Tuesday, 15 March 2011

Little-known bands, Part VI:

Jesus Barnet

Singer-songwriter from South Bollonam (COC), mainly known for his political lyrics questioning modern society. His 28 debut A White Scream In A Dark Room was highly praised by indie reviewers but did not sell particularly well, as Barnet refused to distribute it via a big company when offered to. Barnet is known for working concentrated, and following his debut he was very studio-productive even though he spent a lot of time on the road.

In 29, he released Oh Sewage, followed by Cement Lawn (30) and Jesus Barnet Plays Live (31). The fans then had to wait three years before he sent out what he himself described as his ultimate achievement, the double album This Minute's Mantra. Controversially, Barnet insisted on using fragile newsprint as paper for the CD booklet in order to show how perishable today's music is.

Défense d’afficher

This rock quartet from Rhauvain (ARN) of course took its name from the numerous wall signs saying 'post no bills'. What started out as an unambitious leisure project ― the band members themselves not really believing it when an agent came backstage after a gig at a high school, offering a record deal ― would turn out to be a surprising turn in the four blokes' lives.

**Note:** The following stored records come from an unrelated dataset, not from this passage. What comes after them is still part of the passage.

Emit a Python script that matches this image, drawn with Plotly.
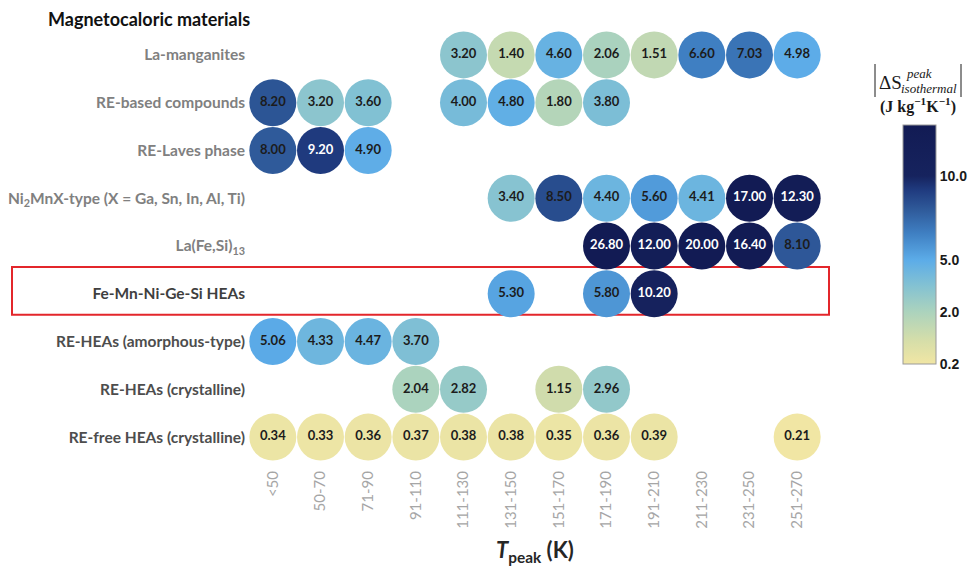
import numpy as np
import plotly.graph_objects as go

# ---------------- data ----------------
columns = ["<50", "50-70", "71-90", "91-110", "111-130", "131-150",
           "151-170", "171-190", "191-210", "211-230", "231-250", "251-270"]

rows = ["La-manganites", "RE-based compounds", "RE-Laves phase",
        "Ni2MnX-type (X = Ga, Sn, In, Al, Ti)", "La(Fe,Si)13",
        "Fe-Mn-Ni-Ge-Si HEAs", "RE-HEAs (amorphous-type)",
        "RE-HEAs (crystalline)", "RE-free HEAs (crystalline)"]

row_labels = ["La-manganites", "RE-based compounds", "RE-Laves phase",
              "Ni<sub>2</sub>MnX-type (X = Ga, Sn, In, Al, Ti)", "La(Fe,Si)<sub>13</sub>",
              "Fe-Mn-Ni-Ge-Si HEAs", "RE-HEAs (amorphous-type)",
              "RE-HEAs (crystalline)", "RE-free HEAs (crystalline)"]
row_label_colors = ["#808080", "#808080", "#808080", "#808080", "#808080",
                    "#3f3f3f", "#4d4d4d", "#4d4d4d", "#4d4d4d"]

N = None
la_manganites = [N, N, N, N, 3.20, 1.40, 4.60, 2.06, 1.51, 6.60, 7.03, 4.98]
re_based = [8.20, 3.20, 3.60, N, 4.00, 4.80, 1.80, 3.80, N, N, N, N]
re_laves = [8.00, 9.20, 4.90, N, N, N, N, N, N, N, N, N]
ni2mnx = [N, N, N, N, N, 3.40, 8.50, 4.40, 5.60, 4.41, 17.00, 12.30]
la_fe_si = [N, N, N, N, N, N, N, 26.80, 12.00, 20.00, 16.40, 8.10]
fe_mn_ni_ge_si = [N, N, N, N, N, 5.30, N, 5.80, 10.20, N, N, N]
re_heas_amorph = [5.06, 4.33, 4.47, 3.70, N, N, N, N, N, N, N, N]
re_heas_cryst = [N, N, N, 2.04, 2.82, N, 1.15, 2.96, N, N, N, N]
re_free_heas = [0.34, 0.33, 0.36, 0.37, 0.38, 0.38, 0.35, 0.36, 0.39, N, N, 0.21]

table = [la_manganites, re_based, re_laves, ni2mnx, la_fe_si,
         fe_mn_ni_ge_si, re_heas_amorph, re_heas_cryst, re_free_heas]

highlight_row = "Fe-Mn-Ni-Ge-Si HEAs"

# colour scale (non-linear, as in the reference colour bar)
scale_values = [0.2, 2.0, 5.0, 10.0, 13.0]
scale_positions = [0.0, 52.0, 104.0, 188.0, 239.0]
cbar_ticks = [0.2, 2.0, 5.0, 10.0]
cbar_ticktext = ["0.2", "2.0", "5.0", "10.0"]

color_stops_values = [0.2, 1.0, 2.0, 3.5, 5.0, 6.6, 8.0, 9.2, 10.0, 13.0]
color_stops_colors = ["#f1e6a4", "#d6dea9", "#acd3bd", "#84c2d2", "#5cace8",
                      "#3f7fc2", "#2f5a9a", "#1f3a7e", "#16235e", "#121b54"]


def to_scale(v):
    return np.interp(np.asarray(v, dtype=float), scale_values, scale_positions) / scale_positions[-1]


colorscale = [[float(to_scale(v)), c] for v, c in zip(color_stops_values, color_stops_colors)]

# ---------------- build points ----------------
xs, ys, vals = [], [], []
for r, series in zip(rows, table):
    for c, v in zip(columns, series):
        if v is not None:
            xs.append(c)
            ys.append(r)
            vals.append(v)
vals = np.array(vals)
texts = [f"<b>{v:.2f}</b>" for v in vals]
text_colors = ["#ffffff" if v >= 9 else "#1c1c1c" for v in vals]

# plot area geometry (pixels)
L, T, W, H = 249, 31, 572, 430
FW, FH = 968, 569


def px(x):
    return (x - L) / W


def py(y):
    return (T + H - y) / H


fig = go.Figure()
fig.add_trace(go.Scatter(
    x=xs, y=ys, mode="markers+text",
    text=texts, textposition="middle center",
    textfont=dict(family="Lato", size=13, color=text_colors),
    marker=dict(size=47, color=to_scale(vals), coloraxis="coloraxis",
                line=dict(width=0), opacity=1),
    hoverinfo="skip", showlegend=False, cliponaxis=False,
))

fig.update_layout(
    width=FW, height=FH,
    margin=dict(l=L, r=FW - L - W, t=T, b=FH - T - H, autoexpand=False),
    paper_bgcolor="white", plot_bgcolor="white",
    font=dict(family="Lato"),
    coloraxis=dict(
        colorscale=colorscale, cmin=0, cmax=1,
        colorbar=dict(
            xref="paper", x=px(903), xanchor="left",
            yref="paper", y=py(364), yanchor="bottom",
            len=239 / H, lenmode="fraction",
            thickness=33, thicknessmode="pixels",
            xpad=0, ypad=0,
            outlinewidth=1, outlinecolor="#9a9a9a",
            tickmode="array",
            tickvals=[float(t) for t in to_scale(cbar_ticks)],
            ticktext=[f"<b>{t}</b>" for t in cbar_ticktext],
            ticks="",
            tickfont=dict(family="Liberation Sans", size=14, color="#1a1a1a"),
        ),
    ),
    xaxis=dict(
        type="category", categoryorder="array", categoryarray=columns,
        range=[-0.5, len(columns) - 0.5],
        showgrid=False, zeroline=False, showline=False, ticks="",
        tickangle=-90, ticklabelstandoff=6,
        tickfont=dict(family="Lato", size=15, color="#a6a6a6"),
    ),
    yaxis=dict(
        type="category", categoryorder="array", categoryarray=rows,
        range=[len(rows) - 0.5, -0.5],
        showgrid=False, zeroline=False, showline=False, ticks="",
        tickmode="array", tickvals=rows,
        ticktext=[f"<span style='color:{c}'><b>{t}</b></span>" for t, c in zip(row_labels, row_label_colors)],
        ticklabelstandoff=3,
        tickfont=dict(family="Lato", size=15.5),
    ),
)

# highlight box around one row
hi = rows.index(highlight_row)
fig.add_shape(type="rect", xref="paper", yref="y",
              x0=px(12), x1=px(829),
              y0=hi - 0.56, y1=hi + 0.44,
              line=dict(color="#e3262b", width=2), fillcolor="rgba(0,0,0,0)", layer="below")

# title
fig.add_annotation(text="<b>Magnetocaloric materials</b>", xref="paper", yref="paper",
                   x=px(46), y=py(19), xanchor="left", yanchor="middle",
                   showarrow=False, font=dict(family="Lato", size=18, color="#111111"))

# x axis title
fig.add_annotation(text="<b><i>T</i></b><b><sub>peak</sub> (K)</b>", xref="paper", yref="paper",
                   x=px(535), y=py(551), xanchor="center", yanchor="middle",
                   showarrow=False, font=dict(family="Lato", size=22, color="#262626"))

# colour bar title (math-like)
serif = "Liberation Serif"
fig.add_annotation(text="ΔS", xref="paper", yref="paper",
                   x=px(877), y=py(83), xanchor="left", yanchor="middle",
                   showarrow=False, font=dict(family=serif, size=19, color="#1a1a1a"))
fig.add_annotation(text="<i>peak</i>", xref="paper", yref="paper",
                   x=px(904), y=py(73), xanchor="left", yanchor="middle",
                   showarrow=False, font=dict(family=serif, size=13, color="#1a1a1a"))
fig.add_annotation(text="<i>isothermal</i>", xref="paper", yref="paper",
                   x=px(899), y=py(88), xanchor="left", yanchor="middle",
                   showarrow=False, font=dict(family=serif, size=13, color="#1a1a1a"))
fig.add_annotation(text="<b>(J kg<sup>−1</sup>K<sup>−1</sup>)</b>", xref="paper", yref="paper",
                   x=px(918), y=py(106), xanchor="center", yanchor="middle",
                   showarrow=False, font=dict(family=serif, size=16, color="#1a1a1a"))
for xb in (875, 961):
    fig.add_shape(type="line", xref="paper", yref="paper",
                  x0=px(xb), x1=px(xb), y0=py(64), y1=py(97),
                  line=dict(color="#1a1a1a", width=1))

fig.write_html("out.html", post_script="document.body.style.margin='0px';",
               config={"displayModeBar": False})
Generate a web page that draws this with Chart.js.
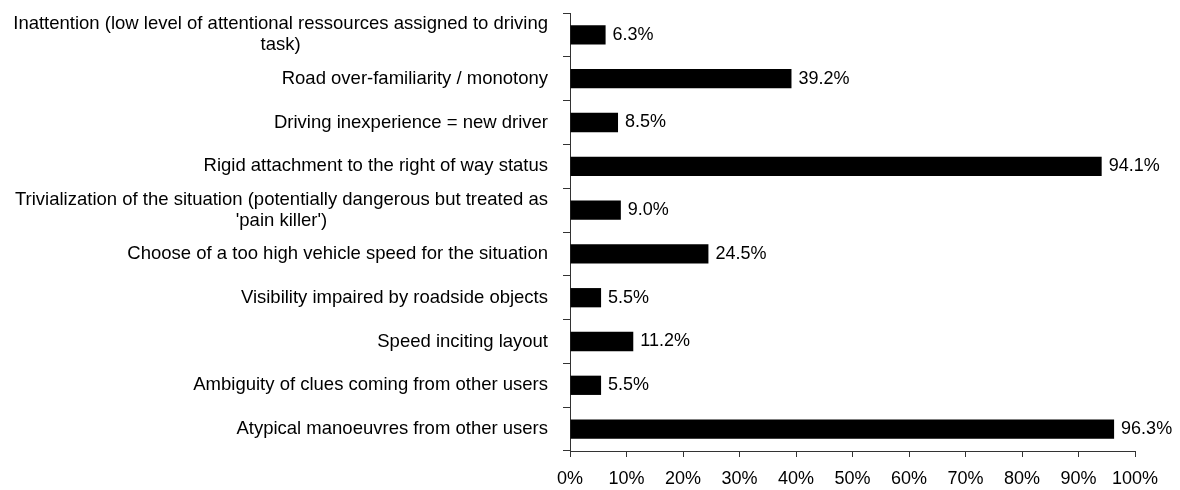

The debut album ended up simply being called L'album (released 30), following disputes on the title between band members and record company people. Apart from the name, Défense d'afficher saw the recording as a one-time experience and did still not take it too seriously. L'album did not sell particularly well either, and so much bigger was their surprise when they were offered a deal for three more albums.

This time, there were no disagreements on the name; the 32 release was called Ça devient sérieux [It's Getting Serious]. One can nearly hear the nervousness lurking just beneath the surface compared to the unimpressed straight-forwardness of the first album, and commercially it did more or less similarly.

The band now decided to take a break, though with the aim of fulfilling the remainder of the record deal and then get on with their lives. During his 34 summer vacation, the drummer had a stroke of creativity and wrote a song called De Toute Façon [translates as something like 'Anyway']. It was a simple, nearly banal earcatcher of a rock song, and he persuaded the other band members to record it as a single in order to kick off Défense d'afficher's return to the studio.

Released for the Xmas sales, De Toute Façon surprisingly became a radio hit overnight, only to become the bestselling Arn single ever!

The sudden boost of encouragement caused by this unexpected success resulted in a fast but efficient recording of the quartet's most mature and harmonic album, carrying the same title as the smash hit and released in 35. The band having only put together six other songs of their own, De Toute Façon contains no less than three cover versions.

Pink Dawn

Funky rock trio from Käpumman: Selma Öyring (lead vox and guitar), Aske Olsson (guitar) and Severin-Otto Yrkman (keyboards and percussion).

Implementing its own style, mixing funk, acid jazz and sometimes ethno elements into a rock base, Pink Dawn was among the first bands from the independent scene to be put on the more commercial record shops' shelves as well. The debut album Pink Dawn from 23 thus sold well in both 'camps', and the band, supplied by a bass player and a drummer, became a hit at mainly rock festivals but also at alternative jazz events.

The 25 single Good Day Mr Faraway landed a surprising success because of its B side Fool Me, which was not even featured on the album that followed, titled Vulgar. After touring most of the world for 1½ years, band members were exhausted and eventually split up. While Öyring took on a never very successful solo career, Olsson quit the music business to concentrate on his family and take on a 'civil' job. Yrkman became a producer and guest musician, mainly in the independent part of the house scene.